Return the whole listing, line for line, without the pictures in it.

» Data segment
##########

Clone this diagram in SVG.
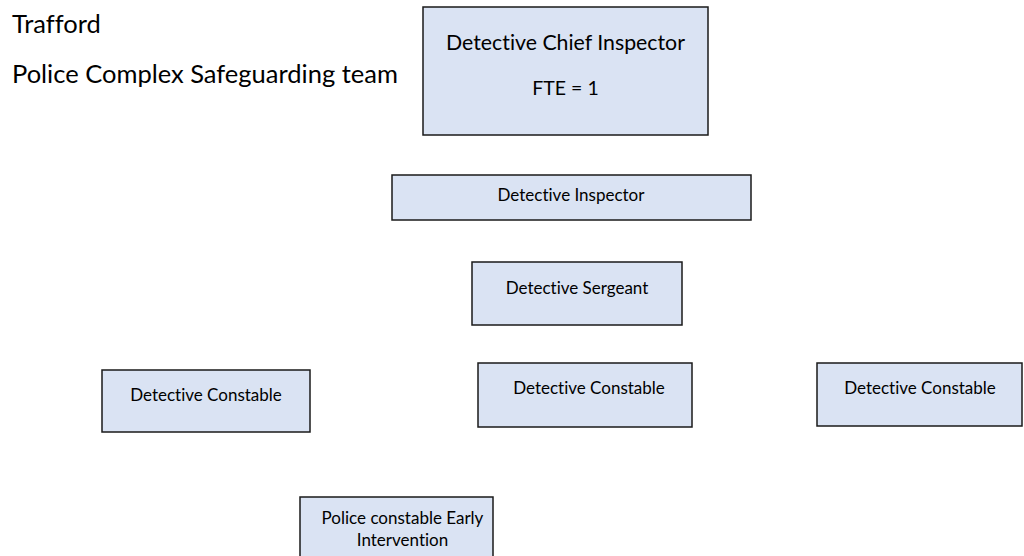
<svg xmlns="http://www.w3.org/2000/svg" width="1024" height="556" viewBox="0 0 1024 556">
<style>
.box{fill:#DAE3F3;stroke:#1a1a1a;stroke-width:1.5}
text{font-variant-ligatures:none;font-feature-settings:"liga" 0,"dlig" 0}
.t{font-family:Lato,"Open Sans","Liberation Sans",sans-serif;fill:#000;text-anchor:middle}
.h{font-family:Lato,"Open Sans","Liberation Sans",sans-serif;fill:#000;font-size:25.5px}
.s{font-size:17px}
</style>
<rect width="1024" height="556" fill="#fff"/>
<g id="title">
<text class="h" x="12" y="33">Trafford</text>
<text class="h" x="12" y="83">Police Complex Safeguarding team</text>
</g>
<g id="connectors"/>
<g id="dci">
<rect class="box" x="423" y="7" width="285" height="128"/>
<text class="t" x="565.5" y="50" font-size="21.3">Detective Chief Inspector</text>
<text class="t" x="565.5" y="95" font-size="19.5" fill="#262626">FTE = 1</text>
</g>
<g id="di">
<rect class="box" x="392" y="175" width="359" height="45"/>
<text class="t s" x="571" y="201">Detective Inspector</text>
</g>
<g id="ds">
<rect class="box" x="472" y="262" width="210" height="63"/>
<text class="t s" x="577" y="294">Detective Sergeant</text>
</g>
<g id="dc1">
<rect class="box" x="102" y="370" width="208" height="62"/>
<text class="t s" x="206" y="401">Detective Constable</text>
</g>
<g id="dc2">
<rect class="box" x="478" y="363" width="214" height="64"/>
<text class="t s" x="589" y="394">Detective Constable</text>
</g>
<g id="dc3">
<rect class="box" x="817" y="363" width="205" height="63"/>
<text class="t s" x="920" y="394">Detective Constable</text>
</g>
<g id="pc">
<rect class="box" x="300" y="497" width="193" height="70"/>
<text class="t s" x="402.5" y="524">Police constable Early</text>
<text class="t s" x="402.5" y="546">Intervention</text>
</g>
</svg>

##########

» Exercise result
Clone this diagram in SVG.
<svg xmlns="http://www.w3.org/2000/svg" width="1024" height="556" viewBox="0 0 1024 556">
<style>
.box{fill:#DAE3F3;stroke:#1a1a1a;stroke-width:1.5}
text{font-variant-ligatures:none;font-feature-settings:"liga" 0,"dlig" 0}
.t{font-family:Lato,"Open Sans","Liberation Sans",sans-serif;fill:#000;text-anchor:middle}
.h{font-family:Lato,"Open Sans","Liberation Sans",sans-serif;fill:#000;font-size:25.5px}
.s{font-size:17px}
</style>
<rect width="1024" height="556" fill="#fff"/>
<g id="title">
<text class="h" x="12" y="33">Trafford</text>
<text class="h" x="12" y="83">Police Complex Safeguarding team</text>
</g>
<g id="connectors"/>
<g id="dci">
<rect class="box" x="423" y="7" width="285" height="128"/>
<text class="t" x="565.5" y="50" font-size="21.3">Detective Chief Inspector</text>
<text class="t" x="565.5" y="95" font-size="19.5" fill="#262626">FTE = 1</text>
</g>
<g id="di">
<rect class="box" x="392" y="175" width="359" height="45"/>
<text class="t s" x="571" y="201">Detective Inspector</text>
</g>
<g id="ds">
<rect class="box" x="472" y="262" width="210" height="63"/>
<text class="t s" x="577" y="294">Detective Sergeant</text>
</g>
<g id="dc1">
<rect class="box" x="102" y="370" width="208" height="62"/>
<text class="t s" x="206" y="401">Detective Constable</text>
</g>
<g id="dc2">
<rect class="box" x="478" y="363" width="214" height="64"/>
<text class="t s" x="589" y="394">Detective Constable</text>
</g>
<g id="dc3">
<rect class="box" x="817" y="363" width="205" height="63"/>
<text class="t s" x="920" y="394">Detective Constable</text>
</g>
<g id="pc">
<rect class="box" x="300" y="497" width="193" height="70"/>
<text class="t s" x="402.5" y="524">Police constable Early</text>
<text class="t s" x="402.5" y="546">Intervention</text>
</g>
</svg>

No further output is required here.